More recipes with chicken thighs
- One Pot Chicken Thighs with Rice and Black Beans
- Chicken Escabeche with Jalapeños, Golden Raisins, and Mint
- Chicken Thighs with Coconut Milk Creamed Corn, Green Chiles, and Cilantro
Sheet Pan Harissa Chicken Thighs and Potatoes with Arugula, Herbs, and Lemon Yogurt
- 1.5 lb bone-in, skin-on chicken thighs (about 4 thighs)
- 1 lb yukon gold potatoes
- 2 tbsp harissa
- 3 tbsp olive oil
- ½ tsp cumin
- 1 tsp kosher salt plus more for chicken thighs
- ½ cup plain yogurt
- 2 tbsp lemon juice
- fresh dill or other soft herb such as parsley or cilantro
- fresh arugula
- Preheat the oven to 425 F.
- Slice the potatoes in half, then into slices about ½ inch thick.
- In a small bowl, mix together the olive oil, 1 tsp salt, cumin, and harissa.

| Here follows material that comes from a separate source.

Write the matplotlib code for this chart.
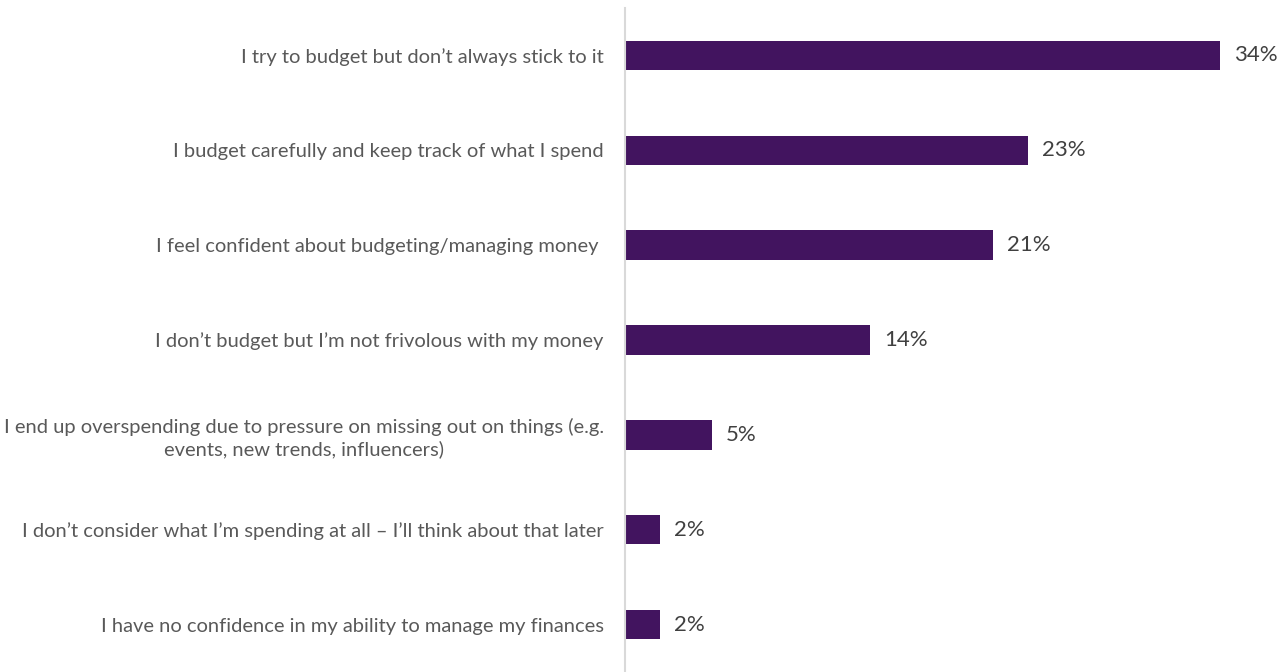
import matplotlib.pyplot as plt

labels = [
    "I try to budget but don\u2019t always stick to it",
    "I budget carefully and keep track of what I spend",
    "I feel confident about budgeting/managing money ",
    "I don\u2019t budget but I\u2019m not frivolous with my money",
    "I end up overspending due to pressure on missing out on things (e.g.\nevents, new trends, influencers)",
    "I don\u2019t consider what I\u2019m spending at all \u2013 I\u2019ll think about that later",
    "I have no confidence in my ability to manage my finances",
]
values = [34, 23, 21, 14, 5, 2, 2]

plt.rcParams['font.family'] = ['Lato', 'DejaVu Sans']

fig = plt.figure(figsize=(12.8, 6.72), dpi=100)
ax = fig.add_axes([0.488, 0.0, 0.512, 0.988])

pos = list(range(len(values)))
bars = ax.barh(pos, values, height=0.31, color='#42145f')
ax.bar_label(bars, labels=[f"{v}%" for v in values], padding=10,
             fontsize=16, color='#404040')

ax.set_xlim(0, 37.4)
ax.set_ylim(len(values) - 0.5, -0.5)
ax.set_yticks(pos)
ax.set_yticklabels(labels, fontsize=14.5, color='#595959',
                   multialignment='center', linespacing=1.25)
ax.tick_params(axis='y', length=0, pad=15)
ax.set_xticks([])

for s in ['top', 'right', 'bottom']:
    ax.spines[s].set_visible(False)
ax.spines['left'].set_color('#d9d9d9')
ax.spines['left'].set_linewidth(1.5)

fig.savefig("out.png", dpi=100)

- Season the chicken thighs with salt on both sides and under the skin. Then add chicken, potatoes, and the harissa mixture to a large bowl. Toss to thoroughly coat the chicken and potatoes in the marinade and let sit at room temperature for 30 minutes.
- Place the chicken thighs skin side up on the sheet pan and spread potatoes out in one layer and place in the oven. After about 20 minutes, remove the sheet pan and stir the potatoes around, flipping over the slices that are getting very brown. Place the sheet pan back into the oven and bake for another 15-30 minutes, until the chicken thighs are crispy and potatoes are golden brown.
- Remove the chicken and potatoes from the oven, arrange dill and arugula over the top. Dollop with the lemon yogurt sauce and serve.